26. A method according to claim 19, wherein the second chamber is axially aligned with the first central-port and the inlet-ends of the third channels are axially aligned with the first outer-ports.

27. A method according to claim 19, wherein the second channels and the third channels are arranged in alternating, adjacent fashion.

28. A method according to claim 19, wherein the first and second plates are adjacent to one another in a stacked front-to-back facial configuration.

29. A method according to claim 19, wherein the device comprises one first plate and one second plate.

30. A method according to claim 19, wherein the front face of the first plate and the front face of the second plate are disposed horizontally.

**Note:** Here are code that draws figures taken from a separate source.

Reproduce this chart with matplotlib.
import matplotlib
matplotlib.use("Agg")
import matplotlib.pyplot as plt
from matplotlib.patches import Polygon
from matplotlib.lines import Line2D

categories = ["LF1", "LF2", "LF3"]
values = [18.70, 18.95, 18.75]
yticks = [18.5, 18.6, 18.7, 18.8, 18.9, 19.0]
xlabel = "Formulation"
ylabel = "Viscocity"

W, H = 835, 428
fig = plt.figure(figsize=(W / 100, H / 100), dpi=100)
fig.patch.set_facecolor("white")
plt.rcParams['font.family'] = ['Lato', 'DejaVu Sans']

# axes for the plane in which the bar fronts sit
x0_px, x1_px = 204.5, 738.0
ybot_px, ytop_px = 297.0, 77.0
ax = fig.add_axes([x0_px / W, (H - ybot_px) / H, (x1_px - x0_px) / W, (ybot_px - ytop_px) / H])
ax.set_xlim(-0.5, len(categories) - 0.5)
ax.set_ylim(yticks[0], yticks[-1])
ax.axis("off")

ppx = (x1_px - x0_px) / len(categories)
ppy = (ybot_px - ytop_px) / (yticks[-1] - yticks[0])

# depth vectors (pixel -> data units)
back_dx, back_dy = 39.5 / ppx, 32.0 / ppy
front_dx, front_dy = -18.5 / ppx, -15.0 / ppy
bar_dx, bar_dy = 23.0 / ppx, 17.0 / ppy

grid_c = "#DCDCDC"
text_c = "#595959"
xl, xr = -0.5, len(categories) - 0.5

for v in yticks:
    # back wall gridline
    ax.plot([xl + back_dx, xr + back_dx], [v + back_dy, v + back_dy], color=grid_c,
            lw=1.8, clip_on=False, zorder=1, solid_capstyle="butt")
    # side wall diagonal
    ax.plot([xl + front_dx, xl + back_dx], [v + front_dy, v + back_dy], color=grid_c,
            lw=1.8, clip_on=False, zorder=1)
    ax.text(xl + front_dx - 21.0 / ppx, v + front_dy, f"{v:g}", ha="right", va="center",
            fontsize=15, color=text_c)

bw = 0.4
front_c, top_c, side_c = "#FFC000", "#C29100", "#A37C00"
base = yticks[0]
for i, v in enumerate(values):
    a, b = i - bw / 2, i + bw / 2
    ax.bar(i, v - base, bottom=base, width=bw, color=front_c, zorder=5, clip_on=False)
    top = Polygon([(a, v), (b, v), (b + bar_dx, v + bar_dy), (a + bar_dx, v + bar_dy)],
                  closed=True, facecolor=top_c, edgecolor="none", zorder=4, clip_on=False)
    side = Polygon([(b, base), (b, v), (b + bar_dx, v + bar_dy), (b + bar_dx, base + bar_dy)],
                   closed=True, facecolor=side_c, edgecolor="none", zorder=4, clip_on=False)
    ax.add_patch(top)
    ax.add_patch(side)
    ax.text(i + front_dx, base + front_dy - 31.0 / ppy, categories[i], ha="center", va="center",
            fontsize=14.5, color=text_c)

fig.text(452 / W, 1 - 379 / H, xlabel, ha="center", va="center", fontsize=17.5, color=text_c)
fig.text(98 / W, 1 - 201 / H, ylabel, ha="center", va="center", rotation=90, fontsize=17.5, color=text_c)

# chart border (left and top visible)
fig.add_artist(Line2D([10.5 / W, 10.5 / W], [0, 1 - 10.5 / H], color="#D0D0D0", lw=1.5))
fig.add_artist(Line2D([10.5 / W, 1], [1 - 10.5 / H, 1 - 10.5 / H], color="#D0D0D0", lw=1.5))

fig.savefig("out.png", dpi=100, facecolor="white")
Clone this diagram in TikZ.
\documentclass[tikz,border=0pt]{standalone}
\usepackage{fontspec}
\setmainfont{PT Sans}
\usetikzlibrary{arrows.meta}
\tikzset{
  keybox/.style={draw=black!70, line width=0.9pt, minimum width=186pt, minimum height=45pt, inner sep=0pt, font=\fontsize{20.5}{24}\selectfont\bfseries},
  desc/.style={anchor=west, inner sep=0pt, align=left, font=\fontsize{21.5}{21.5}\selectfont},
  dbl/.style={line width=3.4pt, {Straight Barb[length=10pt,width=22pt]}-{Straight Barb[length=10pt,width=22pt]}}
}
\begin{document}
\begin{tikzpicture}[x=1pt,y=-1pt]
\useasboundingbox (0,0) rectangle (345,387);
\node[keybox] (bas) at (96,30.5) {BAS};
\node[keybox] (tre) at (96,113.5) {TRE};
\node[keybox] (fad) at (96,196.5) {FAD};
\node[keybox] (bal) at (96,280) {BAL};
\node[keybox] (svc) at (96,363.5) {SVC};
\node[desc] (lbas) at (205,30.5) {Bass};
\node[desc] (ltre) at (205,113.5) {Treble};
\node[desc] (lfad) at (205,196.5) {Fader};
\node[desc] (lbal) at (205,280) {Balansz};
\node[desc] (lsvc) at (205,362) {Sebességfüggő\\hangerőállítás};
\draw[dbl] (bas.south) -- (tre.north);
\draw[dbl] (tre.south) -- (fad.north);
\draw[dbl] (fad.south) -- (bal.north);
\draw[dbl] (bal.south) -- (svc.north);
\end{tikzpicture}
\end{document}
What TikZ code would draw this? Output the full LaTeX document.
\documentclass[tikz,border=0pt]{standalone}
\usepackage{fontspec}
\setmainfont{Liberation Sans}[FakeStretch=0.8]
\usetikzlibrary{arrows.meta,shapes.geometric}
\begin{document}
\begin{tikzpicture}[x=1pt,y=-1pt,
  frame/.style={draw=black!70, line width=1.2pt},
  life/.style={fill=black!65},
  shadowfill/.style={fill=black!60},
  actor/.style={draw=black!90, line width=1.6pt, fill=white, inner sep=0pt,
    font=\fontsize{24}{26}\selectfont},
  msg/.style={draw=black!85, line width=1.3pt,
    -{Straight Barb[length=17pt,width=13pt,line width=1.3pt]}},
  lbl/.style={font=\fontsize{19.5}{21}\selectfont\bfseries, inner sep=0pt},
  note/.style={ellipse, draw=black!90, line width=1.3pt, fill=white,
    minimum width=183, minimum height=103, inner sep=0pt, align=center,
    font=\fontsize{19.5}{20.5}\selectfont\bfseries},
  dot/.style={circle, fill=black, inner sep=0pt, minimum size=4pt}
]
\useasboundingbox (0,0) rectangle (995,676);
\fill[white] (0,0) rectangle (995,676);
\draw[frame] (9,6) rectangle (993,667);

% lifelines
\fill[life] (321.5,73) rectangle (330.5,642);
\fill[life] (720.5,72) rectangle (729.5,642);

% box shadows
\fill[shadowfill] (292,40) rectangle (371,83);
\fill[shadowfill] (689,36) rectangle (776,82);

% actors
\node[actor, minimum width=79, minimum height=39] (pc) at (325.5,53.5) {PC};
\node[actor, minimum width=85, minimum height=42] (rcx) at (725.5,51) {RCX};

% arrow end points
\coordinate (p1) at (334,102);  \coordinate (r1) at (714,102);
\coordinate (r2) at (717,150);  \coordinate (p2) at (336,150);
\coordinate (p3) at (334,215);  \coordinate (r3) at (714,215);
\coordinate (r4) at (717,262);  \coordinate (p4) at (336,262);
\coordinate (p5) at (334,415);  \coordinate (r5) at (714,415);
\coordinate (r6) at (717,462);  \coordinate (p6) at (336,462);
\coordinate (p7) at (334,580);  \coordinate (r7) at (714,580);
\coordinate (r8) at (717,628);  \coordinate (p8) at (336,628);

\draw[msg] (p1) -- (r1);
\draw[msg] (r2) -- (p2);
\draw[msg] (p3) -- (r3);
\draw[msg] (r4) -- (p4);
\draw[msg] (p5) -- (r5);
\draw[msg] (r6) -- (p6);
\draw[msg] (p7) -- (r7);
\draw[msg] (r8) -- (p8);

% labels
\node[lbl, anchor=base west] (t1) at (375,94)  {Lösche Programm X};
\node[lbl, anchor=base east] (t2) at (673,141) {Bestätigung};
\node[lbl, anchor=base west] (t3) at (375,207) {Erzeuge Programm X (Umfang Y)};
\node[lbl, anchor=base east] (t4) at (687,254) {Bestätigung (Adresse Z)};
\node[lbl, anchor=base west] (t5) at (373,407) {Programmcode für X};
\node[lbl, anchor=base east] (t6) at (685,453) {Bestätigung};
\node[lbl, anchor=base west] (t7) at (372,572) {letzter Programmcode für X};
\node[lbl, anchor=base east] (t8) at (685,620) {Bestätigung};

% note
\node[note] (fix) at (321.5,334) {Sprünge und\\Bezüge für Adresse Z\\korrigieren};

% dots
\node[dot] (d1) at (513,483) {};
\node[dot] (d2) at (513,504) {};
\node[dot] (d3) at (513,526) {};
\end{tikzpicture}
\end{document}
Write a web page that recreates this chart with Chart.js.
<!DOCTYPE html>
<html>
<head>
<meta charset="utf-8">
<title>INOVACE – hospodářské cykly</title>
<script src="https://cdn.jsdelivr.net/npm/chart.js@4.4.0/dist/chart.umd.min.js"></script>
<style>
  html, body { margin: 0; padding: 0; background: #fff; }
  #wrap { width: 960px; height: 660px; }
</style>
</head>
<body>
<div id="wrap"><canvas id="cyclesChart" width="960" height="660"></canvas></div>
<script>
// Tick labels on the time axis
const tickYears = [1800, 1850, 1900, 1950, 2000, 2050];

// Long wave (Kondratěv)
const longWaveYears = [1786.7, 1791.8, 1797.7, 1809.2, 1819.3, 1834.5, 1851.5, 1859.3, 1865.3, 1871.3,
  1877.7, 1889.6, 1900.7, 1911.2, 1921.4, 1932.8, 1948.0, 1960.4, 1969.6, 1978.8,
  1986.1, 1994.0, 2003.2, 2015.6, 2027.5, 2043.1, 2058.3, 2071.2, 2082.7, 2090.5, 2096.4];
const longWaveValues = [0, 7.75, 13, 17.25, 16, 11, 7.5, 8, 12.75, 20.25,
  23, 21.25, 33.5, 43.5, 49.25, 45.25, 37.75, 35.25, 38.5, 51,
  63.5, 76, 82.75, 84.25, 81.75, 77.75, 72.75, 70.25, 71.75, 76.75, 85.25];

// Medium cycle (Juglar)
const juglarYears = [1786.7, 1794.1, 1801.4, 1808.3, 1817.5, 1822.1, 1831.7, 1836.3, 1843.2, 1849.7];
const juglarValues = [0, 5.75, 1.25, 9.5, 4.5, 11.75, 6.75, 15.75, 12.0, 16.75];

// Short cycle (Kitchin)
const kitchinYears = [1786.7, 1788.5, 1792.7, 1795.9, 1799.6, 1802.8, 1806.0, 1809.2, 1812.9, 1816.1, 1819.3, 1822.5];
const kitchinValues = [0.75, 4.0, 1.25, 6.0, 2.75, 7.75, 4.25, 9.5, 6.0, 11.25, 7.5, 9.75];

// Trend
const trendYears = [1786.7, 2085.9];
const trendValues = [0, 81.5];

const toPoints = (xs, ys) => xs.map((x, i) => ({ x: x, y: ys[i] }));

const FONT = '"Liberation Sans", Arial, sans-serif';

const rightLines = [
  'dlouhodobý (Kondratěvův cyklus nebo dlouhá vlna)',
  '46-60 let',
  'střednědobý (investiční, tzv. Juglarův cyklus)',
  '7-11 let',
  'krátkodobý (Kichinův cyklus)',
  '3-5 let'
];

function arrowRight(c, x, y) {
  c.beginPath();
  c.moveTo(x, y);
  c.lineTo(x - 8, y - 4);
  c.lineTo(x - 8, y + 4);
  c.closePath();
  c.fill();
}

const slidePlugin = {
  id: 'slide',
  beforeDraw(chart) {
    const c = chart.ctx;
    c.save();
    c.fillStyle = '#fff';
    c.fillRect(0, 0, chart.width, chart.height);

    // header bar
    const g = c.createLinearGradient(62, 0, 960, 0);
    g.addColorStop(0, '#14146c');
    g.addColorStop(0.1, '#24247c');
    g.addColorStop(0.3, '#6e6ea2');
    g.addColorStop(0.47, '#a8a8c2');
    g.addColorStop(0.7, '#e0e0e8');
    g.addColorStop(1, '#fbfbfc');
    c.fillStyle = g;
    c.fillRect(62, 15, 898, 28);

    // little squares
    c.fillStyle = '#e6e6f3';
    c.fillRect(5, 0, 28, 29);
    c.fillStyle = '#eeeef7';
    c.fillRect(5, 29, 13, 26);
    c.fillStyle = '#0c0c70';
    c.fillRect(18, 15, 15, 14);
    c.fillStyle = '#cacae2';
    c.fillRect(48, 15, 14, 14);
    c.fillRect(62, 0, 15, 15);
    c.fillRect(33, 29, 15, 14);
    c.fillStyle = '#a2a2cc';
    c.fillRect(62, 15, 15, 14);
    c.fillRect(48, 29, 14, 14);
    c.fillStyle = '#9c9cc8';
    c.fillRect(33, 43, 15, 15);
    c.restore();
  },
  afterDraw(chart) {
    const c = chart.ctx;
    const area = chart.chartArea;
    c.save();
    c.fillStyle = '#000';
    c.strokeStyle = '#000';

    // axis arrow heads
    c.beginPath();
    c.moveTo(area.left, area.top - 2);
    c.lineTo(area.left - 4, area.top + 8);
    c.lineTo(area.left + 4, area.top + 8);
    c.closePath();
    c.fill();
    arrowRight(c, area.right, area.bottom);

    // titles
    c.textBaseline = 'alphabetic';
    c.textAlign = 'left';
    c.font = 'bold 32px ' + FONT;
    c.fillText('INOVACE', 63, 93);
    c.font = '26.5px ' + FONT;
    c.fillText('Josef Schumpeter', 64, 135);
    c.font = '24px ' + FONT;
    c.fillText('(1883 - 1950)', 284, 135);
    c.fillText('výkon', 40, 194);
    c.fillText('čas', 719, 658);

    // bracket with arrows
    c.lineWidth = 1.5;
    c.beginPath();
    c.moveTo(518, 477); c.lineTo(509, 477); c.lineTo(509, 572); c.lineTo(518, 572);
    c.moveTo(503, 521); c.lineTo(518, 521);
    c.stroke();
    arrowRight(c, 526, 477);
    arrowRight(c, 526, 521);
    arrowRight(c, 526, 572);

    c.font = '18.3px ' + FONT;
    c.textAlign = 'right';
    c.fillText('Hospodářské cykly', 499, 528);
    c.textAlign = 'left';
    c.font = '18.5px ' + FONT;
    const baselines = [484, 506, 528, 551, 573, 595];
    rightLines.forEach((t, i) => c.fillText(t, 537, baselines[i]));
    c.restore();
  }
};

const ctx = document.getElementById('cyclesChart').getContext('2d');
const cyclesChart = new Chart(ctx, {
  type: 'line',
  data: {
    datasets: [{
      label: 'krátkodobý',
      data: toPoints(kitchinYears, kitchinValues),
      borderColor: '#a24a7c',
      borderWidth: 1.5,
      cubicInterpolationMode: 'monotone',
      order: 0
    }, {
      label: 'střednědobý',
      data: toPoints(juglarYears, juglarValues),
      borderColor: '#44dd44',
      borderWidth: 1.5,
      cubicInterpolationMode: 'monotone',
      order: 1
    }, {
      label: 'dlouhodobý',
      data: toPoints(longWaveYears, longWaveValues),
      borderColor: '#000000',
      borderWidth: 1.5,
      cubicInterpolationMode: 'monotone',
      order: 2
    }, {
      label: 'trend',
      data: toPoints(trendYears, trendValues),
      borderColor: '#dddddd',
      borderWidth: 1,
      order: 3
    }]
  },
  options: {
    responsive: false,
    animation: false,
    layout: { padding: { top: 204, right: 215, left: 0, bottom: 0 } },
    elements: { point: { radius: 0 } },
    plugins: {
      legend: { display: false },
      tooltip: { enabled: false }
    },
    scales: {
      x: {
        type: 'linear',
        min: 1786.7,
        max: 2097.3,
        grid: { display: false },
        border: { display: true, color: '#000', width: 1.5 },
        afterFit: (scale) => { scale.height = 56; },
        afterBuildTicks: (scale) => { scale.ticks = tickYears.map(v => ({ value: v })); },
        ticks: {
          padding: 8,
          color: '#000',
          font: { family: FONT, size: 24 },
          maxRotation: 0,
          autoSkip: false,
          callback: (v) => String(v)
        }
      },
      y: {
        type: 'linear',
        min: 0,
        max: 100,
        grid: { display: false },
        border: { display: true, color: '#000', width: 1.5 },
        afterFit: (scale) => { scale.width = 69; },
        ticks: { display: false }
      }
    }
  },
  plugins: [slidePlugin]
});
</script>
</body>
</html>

31. A method according to claim 19, wherein the device comprises a plurality of first plates and a plurality of second plates, wherein the first plates are stacked together in an end-to-end or side-by-side configuration, further wherein the second plates are stacked together in an end-to-end or side-by-side configuration.

32. A method according to claim 19, wherein the first plate comprises one first flow path and the second plate comprises one second flow path.

33. A method according to claim 19, wherein the first plate comprises a plurality of first flow paths disposed in an end-to-end or side-by-side stacked configuration, further wherein the second plate comprises a plurality of second flow paths disposed in an end-to-end or side-by-side stacked configuration.

34. A method according to claim 19, wherein each of the first and second plates has a thickness of from about 0.001 inch to about 1.0 inch.

35. A method according to claim 19, wherein the first and second flow paths are formed by a photochemical etching process.

36. A method according to claim 19, wherein the first plate comprises one of the at least one first flow path and the second plate comprises one of the at least one second flow path.

37. A method according to claim 19, wherein the first plate comprises a plurality of the at least one first flow path and the second plate comprises a plurality of the at least one second flow path.